How to Write a Product Hypothesis for an A/B Test: 2026 Guide

How to write a product hypothesis for an A/B test follows a three-part structure: if we change [X], then [user segment] will [do Y] because [mechanism Z]. Every word in that structure matters — a vague hypothesis produces a vague result that doesn't inform your next decision.

Most product teams write test descriptions, not hypotheses. "Test the new checkout button" is a description. A hypothesis explains why the change should produce an outcome and what you will conclude from either result.

The Hypothesis Formula

IF we [specific change to the product]
THEN [specific user segment] will [measurable behavior change]
BECAUSE [mechanism — the underlying reason this change drives that behavior]
WE WILL KNOW THIS IF [primary metric] changes by [minimum detectable effect] within [timeframe]

H3: Weak vs. Strong Hypothesis

Weak: "We believe adding a progress bar to checkout will improve conversion."

Strong: "If we add a 4-step progress indicator to the mobile checkout flow, then mobile users who reach step 2 (address entry) will complete purchase at a higher rate because reducing uncertainty about remaining steps lowers abandonment caused by commitment anxiety. We will know this if mobile checkout completion rate increases by ≥3% within 14 days."

The strong hypothesis specifies the exact change, the exact population, the mechanism, the metric, the minimum detectable effect, and the timeframe.

Why Each Component Matters

The mechanism is the most important part. It forces you to articulate why the change works. If you can't state the mechanism, you don't understand the problem well enough to design a reliable test. This prevents testing random UI changes and calling them experiments.

According to Lenny Rachitsky on his newsletter, the teams that run the highest-velocity experimentation programs almost always have a hypothesis library — a documented set of mechanisms they understand well enough to test repeatedly, rather than starting each experiment from zero.

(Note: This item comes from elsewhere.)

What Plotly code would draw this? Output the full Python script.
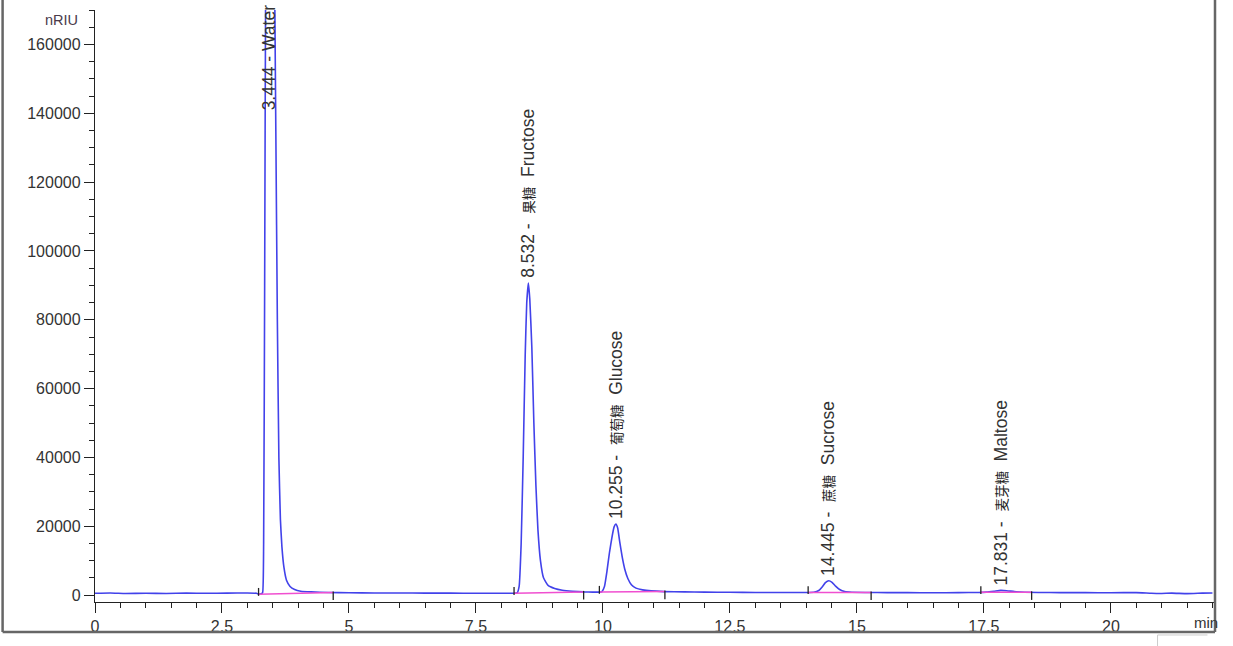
import plotly.graph_objects as go
import numpy as np

# ---------------- data ----------------
time_min = [
    0.0, 0.3, 0.6, 1.0, 1.4, 1.8, 2.2, 2.6, 3.0, 3.18, 3.22, 3.27, 3.30,
    3.32, 3.34, 3.36, 3.40, 3.444, 3.49, 3.53, 3.56, 3.59, 3.62, 3.65, 3.68,
    3.72, 3.77, 3.84, 3.93, 4.05, 4.25, 4.6, 5.0, 5.5, 6.0, 6.5, 7.0, 7.5,
    8.0, 8.25, 8.31, 8.35, 8.39, 8.43, 8.47, 8.50, 8.532, 8.56, 8.60, 8.64,
    8.68, 8.72, 8.77, 8.83, 8.92, 9.05, 9.2, 9.4, 9.62, 9.8, 9.93, 9.98,
    10.03, 10.08, 10.13, 10.18, 10.22, 10.255, 10.29, 10.33, 10.38, 10.43,
    10.49, 10.56, 10.65, 10.78, 10.95, 11.2, 11.6, 12.0, 12.5, 13.0, 13.5,
    14.0, 14.15, 14.25, 14.32, 14.38, 14.445, 14.51, 14.58, 14.66, 14.76,
    14.9, 15.2, 15.6, 16.0, 16.5, 17.0, 17.4, 17.55, 17.7, 17.831, 17.95,
    18.1, 18.3, 18.6, 19.0, 19.5, 20.0, 20.5, 20.8, 21.0, 21.2, 21.5, 21.8,
    22.0,
]
signal_nriu = [
    500, 600, 450, 500, 450, 550, 500, 550, 600, 500, 250, 350, 700,
    15000, 90000, 180000, 250000, 275000, 250000, 190000, 135000, 80000,
    40000, 22000, 14000, 8000, 4300, 2500, 1600, 1100, 900, 750, 650, 600,
    600, 550, 550, 500, 500, 500, 600, 2500, 15000, 40000, 70000, 85000,
    90700, 86000, 72000, 50000, 32000, 19000, 10000, 5000, 2800, 1900, 1400,
    1100, 900, 850, 850, 1000, 2500, 7000, 12500, 17000, 19800, 20600, 19500,
    15500, 11000, 7500, 4800, 3000, 2000, 1500, 1200, 1000, 900, 850, 800,
    750, 750, 750, 800, 1300, 2400, 3600, 4150, 3700, 2600, 1600, 1000, 800,
    750, 700, 700, 650, 700, 750, 850, 1100, 1350, 1250, 1000, 800, 750, 700,
    700, 650, 700, 500, 450, 550, 400, 550, 600,
]

peak_times = [3.444, 8.532, 10.255, 14.445, 17.831]
peak_heights = [275000, 90700, 20600, 4150, 1350]
peak_cn = ["", "果糖", "葡萄糖", "蔗糖", "麦芽糖"]
peak_en = ["Water", "Fructose", "Glucose", "Sucrose", "Maltose"]

# integration baselines (start, end) in minutes
base_start = [3.22, 8.25, 9.93, 14.04, 17.44]
base_end = [4.69, 9.62, 11.22, 15.28, 18.44]

x_ticks = [0, 2.5, 5, 7.5, 10, 12.5, 15, 17.5, 20]
y_ticks = [0, 20000, 40000, 60000, 80000, 100000, 120000, 140000, 160000]

# ---------------- figure ----------------
FONT = "Liberation Sans, Arial, Noto Sans CJK SC, sans-serif"
YMAX_LABEL = 139400  # label position for the off-scale water peak
NB = "\u00a0"

fig = go.Figure()

# integration baselines (pink) and their start / end marks
bx, by, mx, my = [], [], [], []
for s, e in zip(base_start, base_end):
    vs = float(np.interp(s, time_min, signal_nriu))
    ve = float(np.interp(e, time_min, signal_nriu))
    bx += [s, e, None]
    by += [vs, ve, None]
    mx += [s, s, None, e, e, None]
    my += [vs - 500, vs + 1800, None, ve + 300, ve - 2200, None]

fig.add_trace(go.Scatter(x=time_min, y=signal_nriu, mode="lines",
                         line=dict(color="#4242ea", width=1.6, shape="spline",
                                   smoothing=0.4),
                         hoverinfo="skip", showlegend=False))
fig.add_trace(go.Scatter(x=bx, y=by, mode="lines",
                         line=dict(color="#f04fd0", width=1.5),
                         hoverinfo="skip", showlegend=False))
fig.add_trace(go.Scatter(x=mx, y=my, mode="lines",
                         line=dict(color="#222222", width=1.3),
                         hoverinfo="skip", showlegend=False))

# peak labels
for t, h, cn, en in zip(peak_times, peak_heights, peak_cn, peak_en):
    if cn:
        txt = (f"{t:.3f} -{NB}{NB}<span style='font-size:13.5px;color:#222'>"
               f"{cn}</span>{NB}{NB}{en}")
    else:
        txt = f"{t:.3f} - {en}"
    fig.add_annotation(x=t, y=min(h, YMAX_LABEL), text=txt, textangle=-90,
                       xanchor="center", yanchor="bottom", yshift=3,
                       showarrow=False,
                       font=dict(family=FONT, size=17.5, color="#333333"))

# axis unit labels
fig.add_annotation(xref="paper", yref="paper", x=-0.013, y=1.0, text="nRIU",
                   xanchor="right", yanchor="top", yshift=0, showarrow=False,
                   font=dict(family=FONT, size=14.5, color="#4a3a4a"))
fig.add_annotation(xref="paper", yref="paper", x=0.9795, y=-0.035, text="min",
                   xanchor="left", yanchor="middle", showarrow=False,
                   font=dict(family=FONT, size=15, color="#333333"))

# scanned page frame
fig.add_shape(type="line", xref="paper", yref="paper", x0=-0.0825, x1=-0.0825,
              y0=-0.0507, y1=1.03, line=dict(color="#666666", width=2.5))
fig.add_shape(type="line", xref="paper", yref="paper", x0=-0.0825, x1=1.0,
              y0=-0.0507, y1=-0.0507, line=dict(color="#666666", width=2.5))
fig.add_shape(type="line", xref="paper", yref="paper", x0=1.0, x1=1.0,
              y0=-0.0507, y1=1.03, line=dict(color="#666666", width=2.5))
fig.add_shape(type="line", xref="paper", yref="paper", x0=0.9487, x1=0.9933,
              y0=-0.0557, y1=-0.0557, line=dict(color="#cccccc", width=1))
fig.add_shape(type="line", xref="paper", yref="paper", x0=0.9487, x1=0.9487,
              y0=-0.0557, y1=-0.075, line=dict(color="#cccccc", width=1))

fig.update_layout(
    width=1233, height=646,
    margin=dict(l=95, r=18, t=10, b=44),
    paper_bgcolor="white", plot_bgcolor="white",
    showlegend=False,
    font=dict(family=FONT, size=16, color="#333333"),
    xaxis=dict(range=[0, 22.05], tickmode="array", tickvals=x_ticks,
               ticktext=[f"{v:g}" for v in x_ticks],
               showgrid=False, zeroline=False, showline=True,
               linecolor="#222222", linewidth=1.4,
               ticks="outside", ticklen=10, tickwidth=1.4, tickcolor="#222222",
               tickfont=dict(family=FONT, size=16, color="#333333"),
               minor=dict(dtick=0.5, ticks="outside", ticklen=5,
                          tickwidth=1.3, tickcolor="#222222", showgrid=False)),
    yaxis=dict(range=[-2030, 170050], tickmode="array", tickvals=y_ticks,
               ticktext=[str(v) for v in y_ticks],
               showgrid=False, zeroline=False, showline=True,
               linecolor="#222222", linewidth=1.4,
               ticks="outside", ticklen=10, tickwidth=1.4, tickcolor="#222222",
               tickfont=dict(family=FONT, size=16, color="#333333"),
               minor=dict(dtick=5000, ticks="outside", ticklen=5,
                          tickwidth=1.3, tickcolor="#222222", showgrid=False)),
)

fig.write_html("out.html",
               config={"displayModeBar": False},
               post_script="document.body.style.margin='0';"
                           "document.body.style.overflow='hidden';")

The minimum detectable effect prevents running underpowered tests. A 0.1% improvement means nothing if your sample size can't detect it within a reasonable timeframe. Calculate sample size before starting, not after you see the results.

The timeframe prevents p-hacking. Stopping a test when results look good and calling it significant is one of the most common experimentation failures. Define the duration before the test starts.

H3: Sample Hypothesis Template

| Component | Example | |---|---| | Change | Add social proof ("X customers bought this today") to PDP | | Segment | New visitors on mobile PDPs | | Behavior change | Add-to-cart rate increases | | Mechanism | Social proof reduces purchase uncertainty for first-time buyers who lack prior experience with the brand | | Primary metric | Mobile PDP add-to-cart rate | | MDE | ≥2% relative lift | | Duration | 21 days (achieves 95% stat sig at current traffic) |

Common Hypothesis Mistakes

1. Testing the wrong metric: Optimizing click-through rate when you care about revenue. Always tie your primary metric to the business outcome, not the interaction.

2. No mechanism: "We believe users will like this" is not a mechanism. Mechanisms explain behavior through psychology, friction reduction, information reduction, or incentive alignment.

3. Multiple changes in one test: If you change the button color AND the copy AND the placement simultaneously, you cannot attribute results to any one change. Test one variable.

According to Shreyas Doshi on Lenny's Podcast, the most expensive experimentation mistake is running tests that cannot produce a learning — either because the hypothesis is too vague, the metric is too distant from the change, or the sample size is too small to reach significance in a reasonable timeframe.

4. Not defining failure: A hypothesis without a failure definition is an experiment without accountability. Define what result would cause you to abandon the underlying assumption.

According to Elena Verna on Lenny's Podcast, the growth teams that compound learning fastest are the ones that treat null results as first-class outputs — a well-designed test that produces no effect is as valuable as a winning test because it eliminates a hypothesis from the queue.

FAQ

Q: What is a product hypothesis for an A/B test? A: A structured prediction stating that a specific change will produce a specific measurable behavior change in a specific user segment because of a specific mechanism, with a defined primary metric, minimum detectable effect, and test duration.

Q: How do you calculate sample size for an A/B test? A: Use a sample size calculator with your baseline conversion rate, minimum detectable effect, statistical significance threshold (typically 95%), and statistical power (typically 80%). Most product analytics tools include this calculator.

Q: How long should an A/B test run? A: Long enough to reach your pre-calculated sample size and at least one full business cycle (typically 7–14 days minimum) to account for day-of-week effects. Never stop early because results look good.

Q: What is the minimum detectable effect in an A/B test? A: The smallest relative change in your primary metric that would be meaningful to your business. Setting it too small requires enormous sample sizes; too large misses real improvements. Typically 2–5% relative lift for high-volume metrics.

Q: Should you run A/B tests on low-traffic pages? A: No, unless you accept a much longer test duration or a larger MDE. Low-traffic pages require weeks or months to reach significance at typical effect sizes. Use qualitative methods instead.